### Exercise instructions
Write out exactly, please, every line from the beginning of the entries to the line holding "return 1 - y / H", and no pictures.

|---|

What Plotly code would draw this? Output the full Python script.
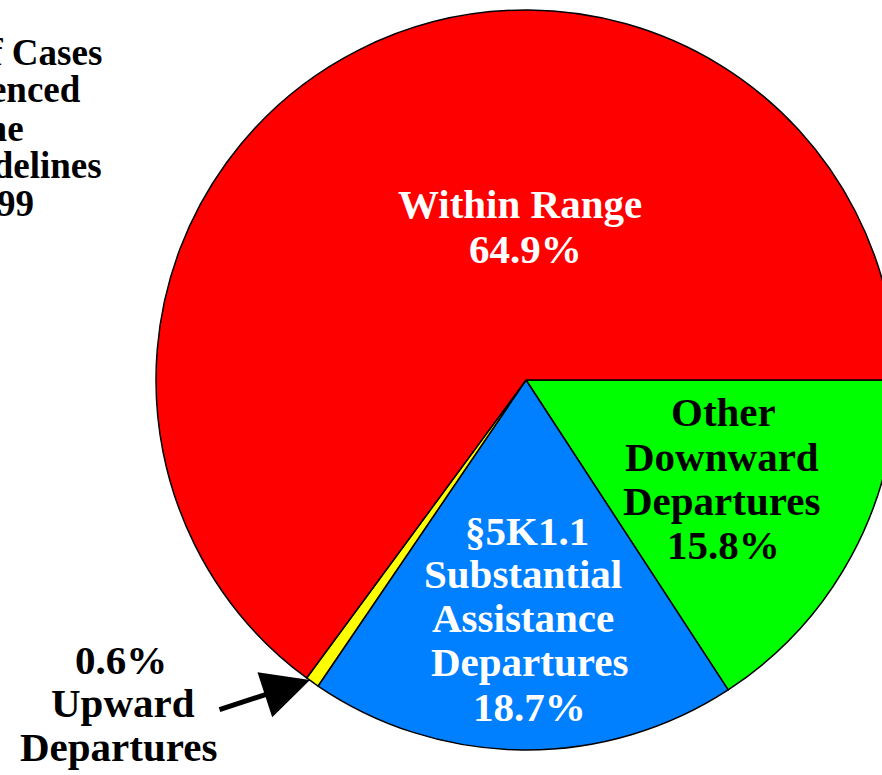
import plotly.graph_objects as go

# data
categorias = ["Other Downward Departures", "§5K1.1 Substantial Assistance Departures",
              "Upward Departures", "Within Range"]
percentuais = [15.8, 18.7, 0.6, 64.9]
cores = ["#00FF00", "#0080FF", "#FFFF00", "#FF0000"]

titulo = ["Percent of Cases", "Sentenced", "Under the", "Guidelines", "Fiscal Year 1999"]

W, H = 896, 775
FONTE = "Liberation Serif, Times New Roman, serif"


def px(x):
    return x / W


def py(y):
    return 1 - y / H


fig = go.Figure(go.Pie(
    labels=categorias,
    values=percentuais,
    marker=dict(colors=cores, line=dict(color="black", width=1.5)),
    sort=False,
    direction="clockwise",
    rotation=90,
    textinfo="none",
    hoverinfo="label+percent",
    showlegend=False,
    domain=dict(x=[px(156), px(896)], y=[py(750), py(10)]),
))

# rotulos das fatias: (texto, x, y, cor)
rotulos = [
    ("Within Range", 520, 204, "white"),
    ("64.9%", 525, 249, "white"),
    ("Other", 723, 412, "black"),
    ("Downward", 722, 457, "black"),
    ("Departures", 721, 501, "black"),
    ("15.8%", 723, 545, "black"),
    ("§5K1.1", 527, 531, "white"),
    ("Substantial", 523, 574, "white"),
    ("Assistance", 523, 618, "white"),
    ("Departures", 529, 662, "white"),
    ("18.7%", 529, 707, "white"),
    ("0.6%", 121, 660, "black"),
    ("Upward", 123, 703, "black"),
    ("Departures", 118, 747, "black"),
]

anots = []
for texto, x, y, cor in rotulos:
    anots.append(dict(
        text=texto, x=px(x), y=py(y), xref="paper", yref="paper",
        xanchor="center", yanchor="middle", showarrow=False,
        font=dict(family=FONTE, size=41, color=cor, weight="bold"),
    ))

# titulo cortado na esquerda, como no original
pos_titulo = [(104, 52), (83, 90), (26, 128), (104, 165), (36, 203)]
for texto, (x, y) in zip(titulo, pos_titulo):
    anots.append(dict(
        text=texto, x=px(x), y=py(y), xref="paper", yref="paper",
        xanchor="right", yanchor="middle", showarrow=False,
        font=dict(family=FONTE, size=37, color="black", weight="bold"),
    ))

# seta para a fatia amarela
anots.append(dict(
    text="", x=px(310), y=py(680), xref="paper", yref="paper",
    showarrow=True, ax=-92, ay=30, axref="pixel", ayref="pixel",
    arrowhead=2, arrowsize=1.9, arrowwidth=5, arrowcolor="black", standoff=0,
))

fig.update_layout(
    width=W, height=H,
    margin=dict(l=0, r=0, t=0, b=0),
    paper_bgcolor="white",
    plot_bgcolor="white",
    annotations=anots,
)

fig.write_html(
    "out.html",
    config={"displayModeBar": False},
    post_script="document.body.style.margin='0';document.body.style.overflow='hidden';",
)
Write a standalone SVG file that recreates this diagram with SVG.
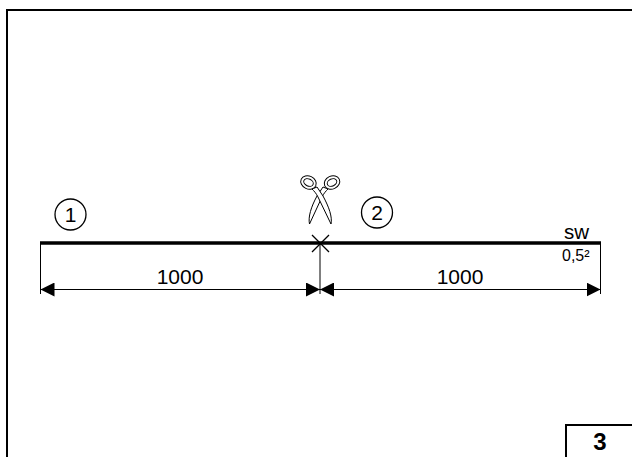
<svg xmlns="http://www.w3.org/2000/svg" width="632" height="457" viewBox="0 0 632 457">
<style>
.t{font-family:"Liberation Sans",Arial,sans-serif;fill:#000}
.f{fill:none;stroke:#000;stroke-width:2}
.d{fill:none;stroke:#000;stroke-width:1}
.c{fill:none;stroke:#000;stroke-width:1.300}
.s{fill:#fff;stroke:#000;stroke-width:1}
</style>
<defs>
<marker id="a" markerUnits="userSpaceOnUse" markerWidth="14" markerHeight="14" refX="14" refY="7" orient="auto-start-reverse"><path d="M0 0L14 7L0 14Z" fill="#000"/></marker>
</defs>
<rect width="632" height="457" fill="#fff"/>
<g id="frame"><path class="f" d="M7 457V10H632"/></g>
<g id="tab"><path class="f" d="M566 457V425H632"/><text class="t" x="600" y="450" font-size="24" font-weight="bold" text-anchor="middle">3</text></g>
<g id="connectors">
<path d="M40 243H601" fill="none" stroke="#000" stroke-width="3.500"/>
<path class="d" d="M40.500 243V294M320 243V294M600.500 243V294"/>
<path class="d" d="M40.500 289.500H320" marker-start="url(#a)" marker-end="url(#a)"/>
<path class="d" d="M320 289.500H600.500" marker-start="url(#a)" marker-end="url(#a)"/>
<path d="M312 235L329 252M329 235L312 252" fill="none" stroke="#000" stroke-width="1.300"/>
</g>
<g id="node-1"><circle class="c" cx="70.500" cy="214.500" r="15.500"/><text class="t" x="70.500" y="222" font-size="21" text-anchor="middle">1</text></g>
<g id="node-2"><circle class="c" cx="377" cy="212.500" r="15.500"/><text class="t" x="377" y="220" font-size="21" text-anchor="middle">2</text></g>
<g id="scissors">
<path class="s" d="M328 189C326 191 324 193 322 197L309.500 224C308 217 311 207 317 196L323 187Z"/>
<path class="s" d="M312 189C314 191 316 193 318 197L331 224C332.500 217 329 207 323 196L317 187Z"/>
<ellipse class="s" cx="308.500" cy="182.500" rx="8" ry="6.500" transform="rotate(25 308.500 182.500)"/>
<ellipse class="s" cx="308.500" cy="182.500" rx="5" ry="3.500" transform="rotate(25 308.500 182.500)"/>
<ellipse class="s" cx="332" cy="182.500" rx="8" ry="6.500" transform="rotate(-25 332 182.500)"/>
<ellipse class="s" cx="332" cy="182.500" rx="5" ry="3.500" transform="rotate(-25 332 182.500)"/>
</g>
<g id="labels">
<text class="t" x="180" y="284" font-size="21" text-anchor="middle">1000</text>
<text class="t" x="460" y="284" font-size="21" text-anchor="middle">1000</text>
<text class="t" x="576.500" y="239" font-size="20.500" text-anchor="middle">sw</text>
<text class="t" x="562" y="261" font-size="16">0,5²</text>
</g>
</svg>
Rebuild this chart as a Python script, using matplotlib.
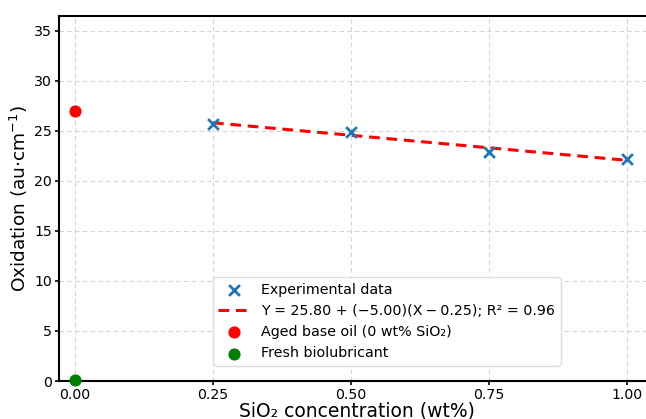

|---|

### Solution for this exercise
What Plotly code would draw this? Output the full Python script.
import plotly.graph_objects as go

# data
categorias = ["Other Downward Departures", "§5K1.1 Substantial Assistance Departures",
              "Upward Departures", "Within Range"]
percentuais = [15.8, 18.7, 0.6, 64.9]
cores = ["#00FF00", "#0080FF", "#FFFF00", "#FF0000"]

titulo = ["Percent of Cases", "Sentenced", "Under the", "Guidelines", "Fiscal Year 1999"]

W, H = 896, 775
FONTE = "Liberation Serif, Times New Roman, serif"


def px(x):
    return x / W


def py(y):
    return 1 - y / H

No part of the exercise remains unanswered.